┌──
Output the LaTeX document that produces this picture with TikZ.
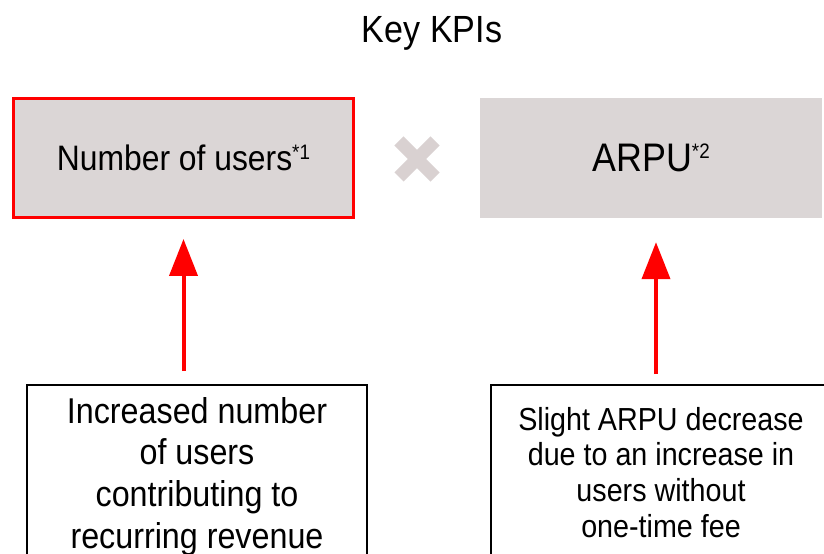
\documentclass[tikz,border=0pt]{standalone}
\usepackage{fontspec}
\setmainfont{Liberation Sans}[FakeStretch=0.9]
\usepackage{tikz}
\usetikzlibrary{arrows.meta,shapes.misc}
\newcommand{\kpisup}[1]{\raisebox{0.33em}{\fontsize{21}{21}\selectfont #1}}

\begin{document}
\begin{tikzpicture}[>={Triangle[length=37bp,width=28bp]},line join=miter]
%%
\definecolor{kpigray}{rgb}{0.86,0.84,0.84};
\definecolor{kpired}{rgb}{1.0,0.0,0.0};
\definecolor{crossgray}{rgb}{0.85,0.82,0.82};
  \path[use as bounding box] (0bp,0bp) rectangle (824bp,554bp);
  \clip (0bp,0bp) rectangle (824bp,554bp);
  \node (title) at (432bp,511bp) [anchor=base,font={\fontsize{38}{44}\selectfont}] {Key KPIs};
  \node (nusers) at (183.5bp,396bp) [draw=kpired,line width=3bp,fill=kpigray,minimum width=340bp,minimum height=119bp,font={\fontsize{35.5}{40}\selectfont}] {Number of users\kpisup{*1}};
  \node (times) at (417bp,395bp) [cross out,draw=crossgray,line width=13bp,minimum width=36bp,minimum height=36bp,inner sep=0pt,outer sep=0pt] {};
  \node (arpu) at (651bp,396bp) [fill=kpigray,minimum width=342bp,minimum height=120bp,font={\fontsize{40}{44}\selectfont}] {ARPU\kpisup{*2}};
  \node (incbox) at (197bp,77.5bp) [draw,line width=1.5bp,minimum width=340bp,minimum height=183bp,align=center,font={\fontsize{36}{42}\selectfont}] {Increased number\\of users\\contributing to\\recurring revenue};
  \node (decbox) at (661bp,81.5bp) [draw,line width=1.5bp,minimum width=340bp,minimum height=175bp,align=center,font={\fontsize{32}{36}\selectfont}] {Slight ARPU decrease\\due to an increase in\\users without\\one-time fee};
  \draw [->,draw=kpired,line width=4bp,shorten <=13bp,shorten >=20bp] (nusers.south |- incbox.north) -- (nusers.south);
  \draw [->,draw=kpired,line width=4bp,shorten <=10bp,shorten >=24bp] ([xshift=5bp]arpu.south |- decbox.north) -- ([xshift=5bp]arpu.south);
%
\end{tikzpicture}
\end{document}
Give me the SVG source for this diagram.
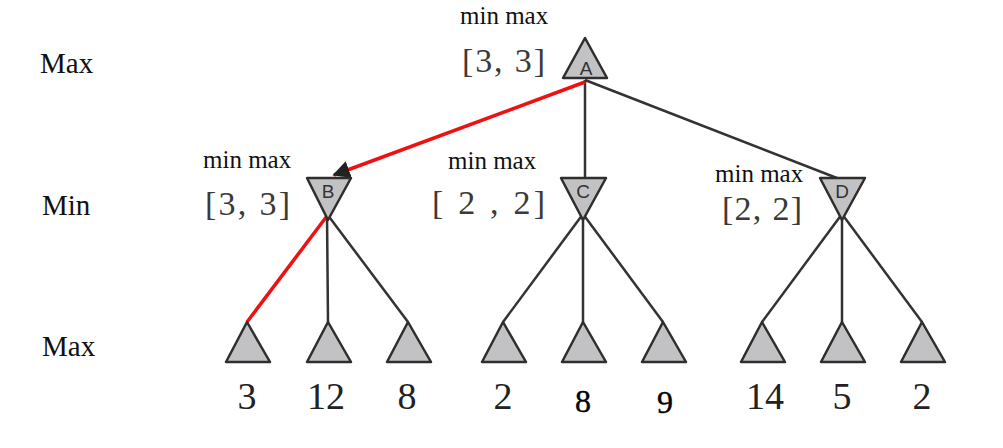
<svg xmlns="http://www.w3.org/2000/svg" width="1003" height="448" viewBox="0 0 1003 448">
<style>
.tri{fill:#c2c2c4;stroke:#2e2e2e;stroke-width:2.5;stroke-linejoin:round}
.e{stroke:#333;stroke-width:2.5;fill:none}
.r{stroke:#ee1111;stroke-width:3.5;fill:none}
.lvl{font-family:"Liberation Serif",serif;font-size:29px;fill:#111}
.mm{font-family:"Liberation Serif",serif;font-size:25px;fill:#111}
.iv{font-family:"Liberation Serif",serif;font-size:34px;fill:#3a3a3a}
.lab{font-family:"Liberation Sans",sans-serif;font-size:19px;fill:#333;text-anchor:middle}
.v{font-family:"Liberation Serif",serif;font-size:38px;fill:#222;text-anchor:middle}
.v2{font-family:"Liberation Serif",serif;font-size:32px;fill:#000;text-anchor:middle;stroke:#000;stroke-width:0.4}
</style>
<defs>
<marker id="ah" viewBox="0 0 10 10" refX="9" refY="5" markerWidth="5" markerHeight="5" orient="auto">
<path d="M0,0 L10,5 L0,10 z" fill="#222"/>
</marker>
</defs>
<g id="levels">
<text class="lvl" x="40" y="73">Max</text>
<text class="lvl" x="42" y="215">Min</text>
<text class="lvl" x="42" y="356">Max</text>
</g>
<g id="connectors">
<line class="e" x1="585" y1="80" x2="585" y2="178"/>
<line class="e" x1="585" y1="80" x2="842" y2="180"/>
<line class="e" x1="327" y1="214" x2="328" y2="322"/>
<line class="e" x1="327" y1="214" x2="408" y2="322"/>
<line class="e" x1="583" y1="214" x2="503" y2="322"/>
<line class="e" x1="583" y1="214" x2="583" y2="322"/>
<line class="e" x1="583" y1="214" x2="663" y2="322"/>
<line class="e" x1="842" y1="214" x2="762" y2="322"/>
<line class="e" x1="842" y1="214" x2="842" y2="322"/>
<line class="e" x1="842" y1="214" x2="922" y2="322"/>
<line class="r" x1="585" y1="82" x2="334" y2="175" marker-end="url(#ah)"/>
<line class="r" x1="327" y1="216" x2="247" y2="322"/>
</g>
<g id="A">
<polygon class="tri" points="585,38 563,78 607,78"/>
<text class="lab" x="586" y="75">A</text>
<text class="mm" x="460" y="24">min max</text>
<text class="iv" x="462" y="72" textLength="83">[3, 3]</text>
</g>
<g id="B">
<polygon class="tri" points="307,178 351,178 328,220"/>
<text class="lab" x="328" y="198">B</text>
<text class="mm" x="203" y="168">min max</text>
<text class="iv" x="205" y="215" textLength="85">[3, 3]</text>
</g>
<g id="C">
<polygon class="tri" points="561,178 606,178 583,220"/>
<text class="lab" x="583" y="198">C</text>
<text class="mm" x="448" y="169">min max</text>
<text class="iv" x="432" y="214" textLength="113">[ 2 , 2]</text>
</g>
<g id="D">
<polygon class="tri" points="820,178 865,178 842,220"/>
<text class="lab" x="842" y="198">D</text>
<text class="mm" x="715" y="182">min max</text>
<text class="iv" x="722" y="220" textLength="80">[2, 2]</text>
</g>
<g id="leaf1"><polygon class="tri" points="247,322 226,362 270,362"/><text class="v" x="247" y="409">3</text></g>
<g id="leaf2"><polygon class="tri" points="328,322 307,362 351,362"/><text class="v" x="326" y="409">12</text></g>
<g id="leaf3"><polygon class="tri" points="408,322 387,362 431,362"/><text class="v" x="407" y="409">8</text></g>
<g id="leaf4"><polygon class="tri" points="503,322 482,362 526,362"/><text class="v" x="503" y="409">2</text></g>
<g id="leaf5"><polygon class="tri" points="583,322 562,362 606,362"/><text class="v2" x="583" y="412">8</text></g>
<g id="leaf6"><polygon class="tri" points="663,322 642,362 686,362"/><text class="v2" x="665" y="413">9</text></g>
<g id="leaf7"><polygon class="tri" points="762,322 741,362 785,362"/><text class="v" x="765" y="409">14</text></g>
<g id="leaf8"><polygon class="tri" points="842,322 821,362 865,362"/><text class="v" x="842" y="409">5</text></g>
<g id="leaf9"><polygon class="tri" points="922,322 901,362 945,362"/><text class="v" x="922" y="409">2</text></g>
</svg>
└──
REQUIRED TASK
Check each line of the entries for the string "this". Copy the lines that have it.

CORRECT OUTPUT
Output the LaTeX document that produces this picture with TikZ.
Give me the SVG source for this diagram.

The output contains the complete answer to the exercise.